Robin Ince's Christmas Book Club 2006
A special one off Book Club celebrating the joys of Christmas and the terrible books that spring forth at this time of year. Oh the dire stocking fillers we have to pretend to be overjoyed with. Plus Christmas accordion covers, Christmas stand up, and a general overbearing air of Christmas PLUS Christmas Mills and Boon.
Original Review:From modest beginnings, Robin Ince’s Book Club has attracted enough like-minded souls for Edinburgh runs, a national tour and now this Christmas special in a proper theatre in London’s literary district, a world away from its usual ram-packed basement bar home.
The show is at the vanguard of a new alternative in comedy, appealing to those who’d consider it abhorrent to spend a boozy night at a corporate chain, hearing boastful yet familiar tales of drunkenness, masturbating and smoking dope, however professionally delivered.
Yes, the night is unashamedly middle-class; yes it can strikes a sneery note in its elitism; and yes, some acts fall flat as the clever ideas aren’t matched by solid jokes – but the clubby atmosphere of audience and performers being on the same wavelength is what sustains it. Where else could you hear bantered insults that rely on a knowledge of Steinbeck novels, see the word game Boggle played live and have a character act fill with liberal angst over whether he’s coming across as racist.
With the Christmas special, Ince has created the first Sarcastic Variety Performance, supervising a parade of acts from whimsical stand-ups to good ole-fashioned tap dancers and opera singers. Between the turns, he reads from literature so bad it needs very little than unintended inflection to expose its clunking prose.
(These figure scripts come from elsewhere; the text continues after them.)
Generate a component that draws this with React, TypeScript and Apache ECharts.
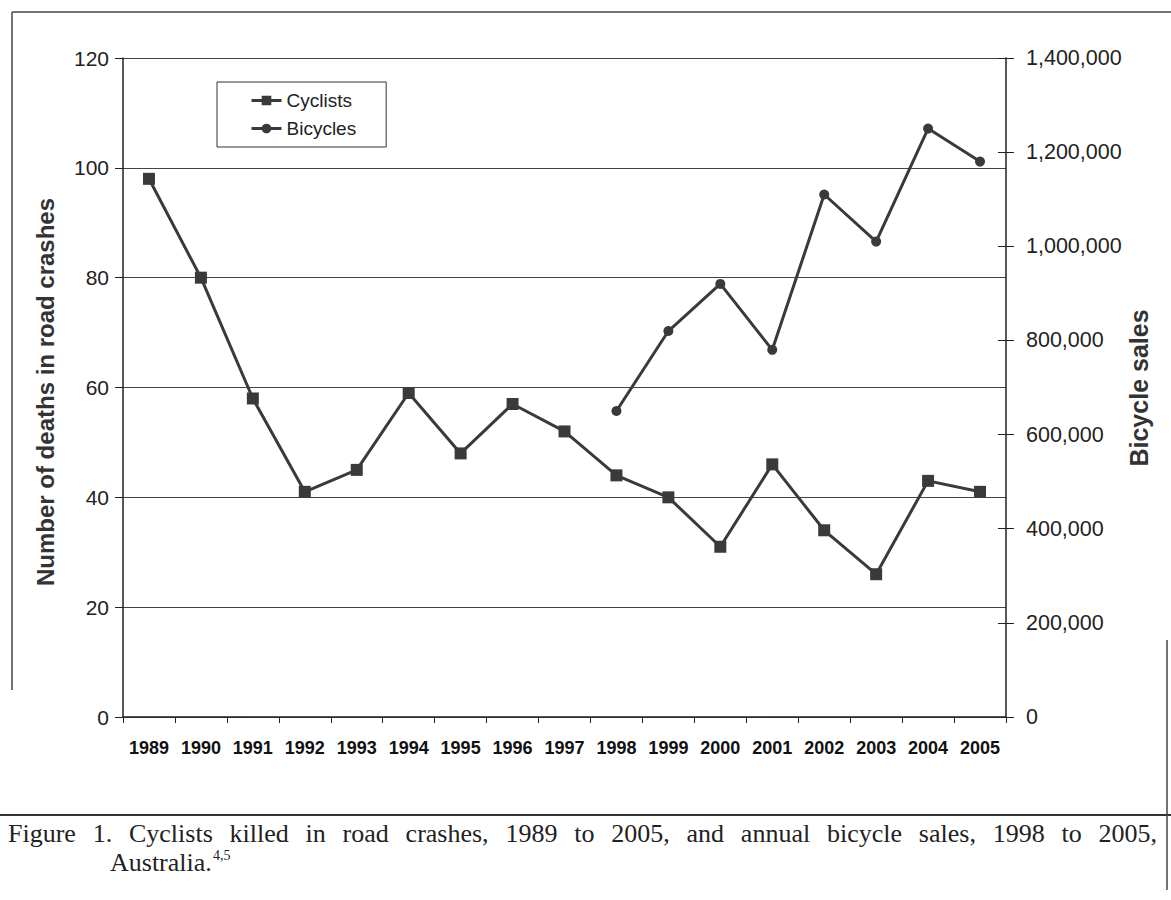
import React, { useEffect, useRef } from "react";
import * as echarts from "echarts";

const years = ["1989","1990","1991","1992","1993","1994","1995","1996","1997","1998","1999","2000","2001","2002","2003","2004","2005"];
const cyclists = [98, 80, 58, 41, 45, 59, 48, 57, 52, 44, 40, 31, 46, 34, 26, 43, 41];
const bicycles = [null, null, null, null, null, null, null, null, null, 650000, 820000, 920000, 780000, 1110000, 1010000, 1250000, 1180000];
const leftTicks = { min: 0, max: 120, interval: 20 };
const rightTicks = { min: 0, max: 1400000, interval: 200000 };
const captionLine1 = "Figure 1. Cyclists killed in road crashes, 1989 to 2005, and annual bicycle sales, 1998 to 2005,";
const captionLine2 = "Australia.";
const captionSup = "4,5";

const INK = "#3a3a3a";
const SANS = "'Liberation Sans', Arial, sans-serif";
const SERIF = "'Liberation Serif', 'Times New Roman', serif";
const CAP_FONT = `26px ${SERIF}`;

function justifiedWords(text: string, font: string, x0: number, x1: number) {
  const words = text.split(" ");
  const ctx = document.createElement("canvas").getContext("2d")!;
  ctx.font = font;
  const widths = words.map((w) => ctx.measureText(w).width);
  const total = widths.reduce((a, b) => a + b, 0);
  const gap = (x1 - x0 - total) / (words.length - 1);
  let x = x0;
  return words.map((w, i) => {
    const item = { w, x };
    x += widths[i] + gap;
    return item;
  });
}

export default function App() {
  const ref = useRef<HTMLDivElement>(null);
  useEffect(() => {
    if (!ref.current) return;
    const chart = echarts.init(ref.current, null, { renderer: "svg" });
    const words = justifiedWords(captionLine1, CAP_FONT, 8, 1157);
    const graphic: any[] = [
      { type: "line", shape: { x1: 12, y1: 12, x2: 1171, y2: 12 }, style: { stroke: "#444", lineWidth: 1.5 } },
      { type: "line", shape: { x1: 12, y1: 12, x2: 12, y2: 690 }, style: { stroke: "#444", lineWidth: 1.5 } },
      { type: "line", shape: { x1: 0, y1: 815, x2: 1171, y2: 815 }, style: { stroke: "#333", lineWidth: 2 } },
      { type: "line", shape: { x1: 1167, y1: 640, x2: 1167, y2: 890 }, style: { stroke: "#444", lineWidth: 1.5 } },
      {
        type: "text", x: 45, y: 392, rotation: Math.PI / 2,
        style: { text: "Number of deaths in road crashes", font: `bold 24px ${SANS}`, fill: "#333", textAlign: "center", textVerticalAlign: "middle" },
      },
      {
        type: "text", x: 1139, y: 388, rotation: Math.PI / 2,
        style: { text: "Bicycle sales", font: `bold 25px ${SANS}`, fill: "#333", textAlign: "center", textVerticalAlign: "middle" },
      },
      ...words.map(({ w, x }) => ({
        type: "text", x, y: 820,
        style: { text: w, font: CAP_FONT, fill: "#222", textAlign: "left", textVerticalAlign: "top" },
      })),
      { type: "text", x: 110, y: 849, style: { text: captionLine2, font: CAP_FONT, fill: "#222", textAlign: "left", textVerticalAlign: "top" } },
      { type: "text", x: 213, y: 848, style: { text: captionSup, font: `14px ${SERIF}`, fill: "#222", textAlign: "left", textVerticalAlign: "top" } },
    ];
    chart.setOption({
      animation: false,
      backgroundColor: "#fff",
      grid: { left: 123, right: 165, top: 58, bottom: 183 },
      legend: {
        left: 217, top: 82, orient: "vertical",
        data: ["Cyclists", "Bicycles"],
        itemWidth: 30, itemHeight: 12, itemGap: 9,
        padding: [9, 30, 9, 33],
        borderColor: "#333", borderWidth: 1,
        lineStyle: { width: 3 },
        textStyle: { fontFamily: SANS, fontSize: 19, color: "#222" },
      },
      xAxis: {
        type: "category", data: years, boundaryGap: true,
        axisLine: { lineStyle: { color: "#222", width: 1.5 } },
        axisTick: { show: true, inside: false, length: 6, alignWithLabel: false, lineStyle: { color: "#222" } },
        axisLabel: { fontFamily: SANS, fontSize: 18, fontWeight: "bold", color: "#111", margin: 22, interval: 0 },
      },
      yAxis: [
        {
          type: "value", position: "left", ...leftTicks,
          axisLine: { show: true, lineStyle: { color: "#222", width: 1.5 } },
          axisTick: { show: true, length: 8, lineStyle: { color: "#222" } },
          axisLabel: { fontFamily: SANS, fontSize: 21, color: "#222", margin: 14 },
          splitLine: { show: true, lineStyle: { color: "#444", width: 1 } },
        },
        {
          type: "value", position: "right", ...rightTicks,
          axisLine: { show: true, lineStyle: { color: "#222", width: 1.5 } },
          axisTick: { show: true, length: 8, lineStyle: { color: "#222" } },
          axisLabel: { fontFamily: SANS, fontSize: 21.5, color: "#222", margin: 20, formatter: (v: number) => v.toLocaleString("en-US") },
          splitLine: { show: false },
        },
        {
          type: "value", position: "right", ...rightTicks,
          axisLine: { show: false },
          axisTick: { show: true, inside: true, length: 8, lineStyle: { color: "#222" } },
          axisLabel: { show: false },
          splitLine: { show: false },
        },
      ],
      series: [
        {
          name: "Cyclists", type: "line", yAxisIndex: 0, data: cyclists,
          symbol: "rect", symbolSize: 12,
          lineStyle: { color: INK, width: 3 }, itemStyle: { color: INK },
        },
        {
          name: "Bicycles", type: "line", yAxisIndex: 1, data: bicycles,
          symbol: "circle", symbolSize: 10, connectNulls: false,
          lineStyle: { color: INK, width: 3 }, itemStyle: { color: INK },
        },
      ],
      graphic,
    });
    return () => chart.dispose();
  }, []);
  return <div ref={ref} style={{ position: "fixed", left: 0, top: 0, width: 1171, height: 900, background: "#fff" }} />;
}
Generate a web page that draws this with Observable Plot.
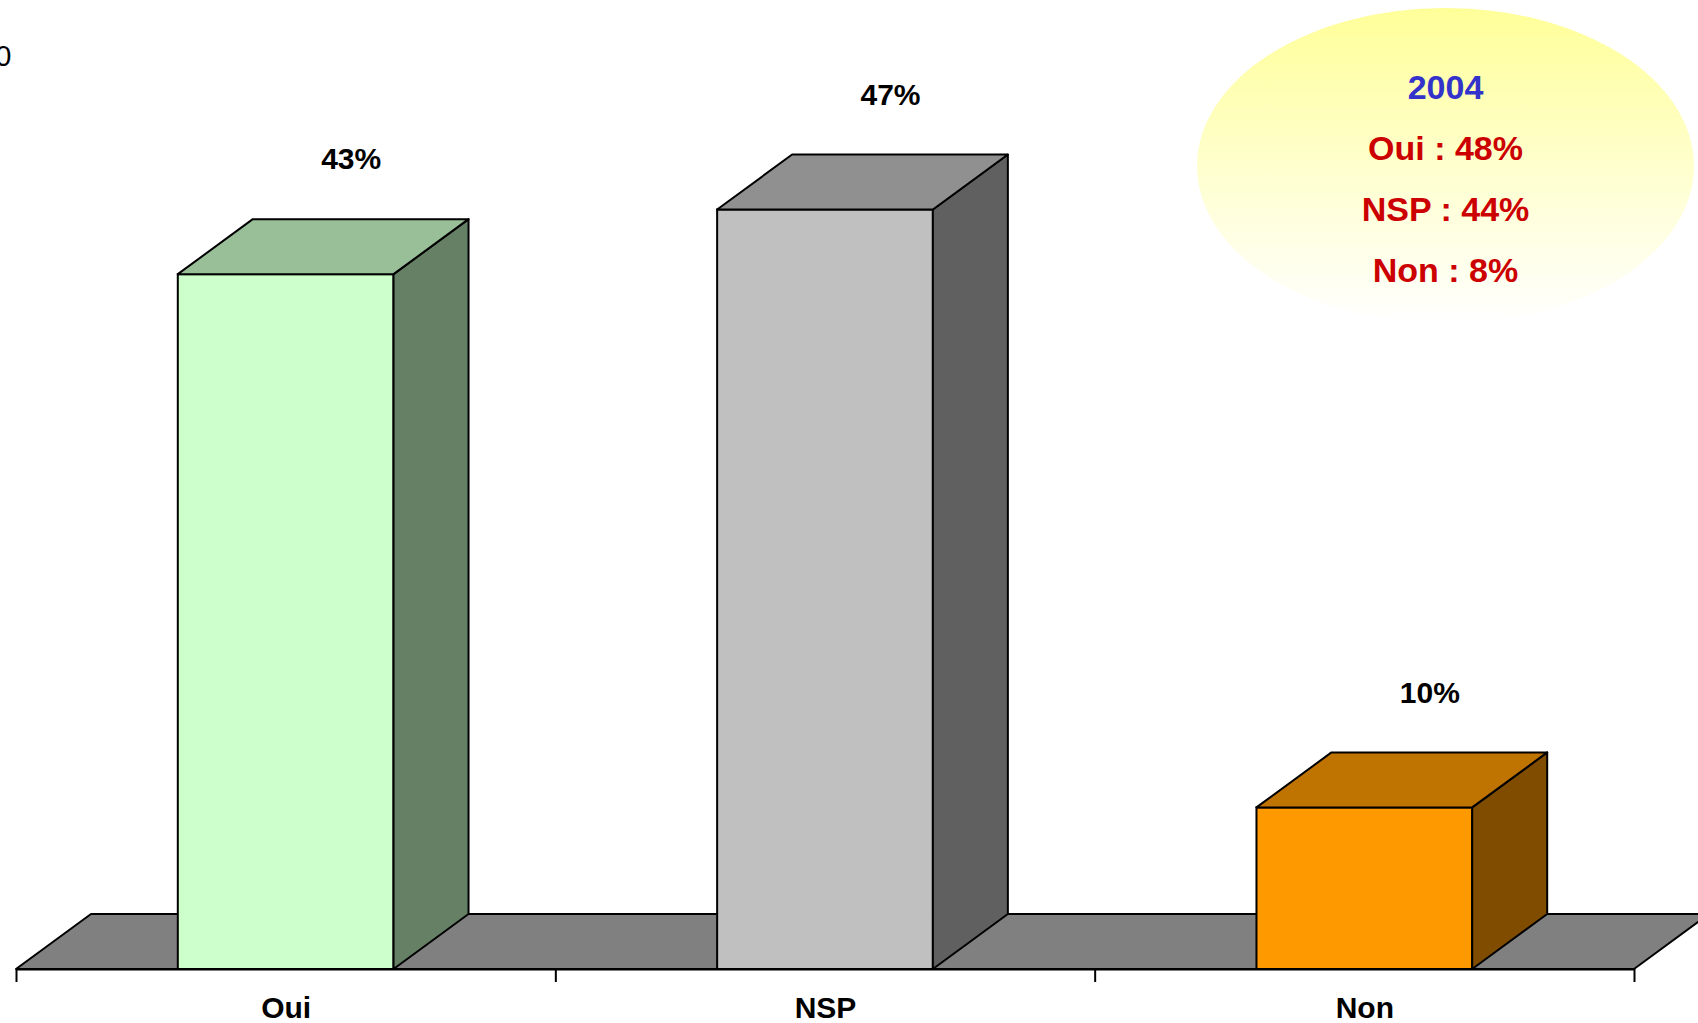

From the deluded pomposity of Seventies C-listers to the awkward metaphors of a Mills and Boon scribe, there are few books on the charity-shop shelf that avoid Ince’s withering scorn.
Tonight, the books are arranged on a festive mantelpiece, as Ince, in his silk dressing-gown, prepares to settle into his favourite armchair to devour his latest showbiz memoirs but is forever interrupted by a string of guest stars ringing his novelty doorbell, in true Val Doonican style – although Val was never quite so dismissive about the obvious conceit.
The guest list is long, too long, in fact, but then it wouldn’t be the Book Club if the evening didn’t overrun dreadfully, with its share of ups and downs, too. But that’s the nature of the unpredictable beast. As Ince put it, it’s like a variety show when one minute you have the King Singers, the next Myra Hindley.
Highlights included James Bachman’s despotic African dictator Papa Christmas (the source of those fears over racism); the talented Isy Suttie’s delightfully witty songs; the perfectly-crafted one-liners of Simon Munnery Tom Meeten’s Animal Man with a dark side, Howard Read’s terrifying lullaby and Book Club stalwart Josie Long, whose stand-up set that mostly involved her singing dancefloor tunes with rather less sexually aggressive swagger than originally intended.
But Peter Buckley-Hill seemed unsure of himself, bumbling through what seemed like a perfectly decent comic song; Chris Neill was terribly self-indulgent before his ever-reliable routine from Jodie Marsh’s autobiography; a gag involving Johnny Candon was too much of an in-joke even for the Book Club (which is going some); and Martin White murdered All I Want For Christmas, bashed its bloody corpse around with his accordion before dumping its lifeless form into the canal.
Variety acts offered a change of pace and sense of occasion, including a silly mime from two-thirds of The Trap and the bizarre sight of Susan Vale reading from fat cockney entertainer Arthur Mullard’s memoirs before tapdancing while simultaneously scoffing a Yule log – a turn which outdid even ‘freakazoid’ comedy duo Gawakagogo’s Elvis-Elephant Man hybrid Ellyvis for utter strangeness. Praise, too, goes to the eerily downbeat Phil Jeays Band for entering the spirit of things, being berated for their utterly miserable songs before reluctantly playing something vaguely up-tempo.
The night was brought to a close by one of Danielle Ward’s Take A Break Tales – although not, apparently, called that any more for legal reasons. This retelling of the Nativity story in typically brutal style – with bleakness and misery treated as lightly as it is in women’s weekly magazines – is unlikely to be used in any primary schools soon. It might not fill you with festive cheer, but it was perfectly in keeping with the spirit of this experimental, entertaining and fleetingly inspired, night.